A surge in air strikes in southern Yemen, home to an al-Qaeda base, has been reported in the past two days. (File photo: Reuters)
Yemen air strikes kill 55 Al-Qaeda militants
The operation targeted a sprawling training camp of Al-Qaeda in the rugged mountains of Mahfad between Abyan, Shabwa and al-Bayda provinces
Fifty-five Yemen-based al-Qaeda militants, including three senior members, were killed in an hours-long series of air strikes on a southern training camp operated by the group, The Associated Press quoted the country’s interior ministry as saying.
The operation, which kicked off Sunday and is believed to have involved U.S. drones, targeted a sprawling training camp of Al-Qaeda in the rugged mountains of Mahfad between Abyan, Shabwa and al-Bayda provinces, the news agency said.
AP quoted security officials as saying the camp's infrastructure was destroyed.
The operation came a day after an air strike killed 10 al-Qaeda militants and three civilians in central Yemen.
In a statement on its website, the defense ministry quoted an official source on the High Security Committee as saying that Sunday’s air strikes were based on information that "terrorist elements were planning to target vital civilian and military installations,” Reuters news agency reported.
The source did not specify the nature of the air strikes, saying only that the strikes happened in the framework of "efforts the Yemeni government is exerting to combat terrorism,” the agency said.
U.S. targets al-Qaeda
Al-Qaeda in the Arabian Peninsula (AQAP), based in Yemen, has been targeted by U.S. drone attacks in the past, leading to the death of several suspected AQAP figures, including, in 2011, Anwar al-Awlaki, a U.S.-born Islamist cleric accused of links to the attempted bombing of a Detroit-bound airliner in 2009 and U.S. cargo planes in 2010.
Although the U.S. acknowledges using drone strikes to target AQAP in Yemen, it does not comment on the practice.

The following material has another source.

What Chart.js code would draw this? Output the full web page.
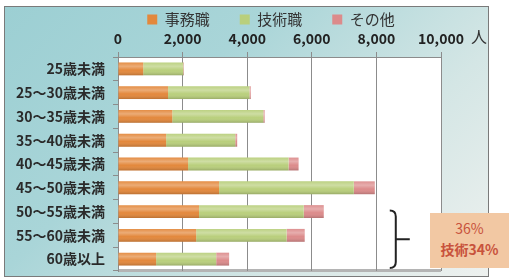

U.S. congressman Michael McCaul of Texas, the chairman of the House of Representatives Committee on Homeland Security, said AQAP posed “probably the greatest external threat to the homeland itself.
“And so I think the fact the administration now is going aggressively against these terrorists ... is a very positive sign,” said McCaul, appearing on the Sunday morning ABC News program “This Week.”
Yemen has been unilaterally fighting AQAP but the group, which has attacked military targets, tourists and diplomats in the country, is proving difficult to defeat.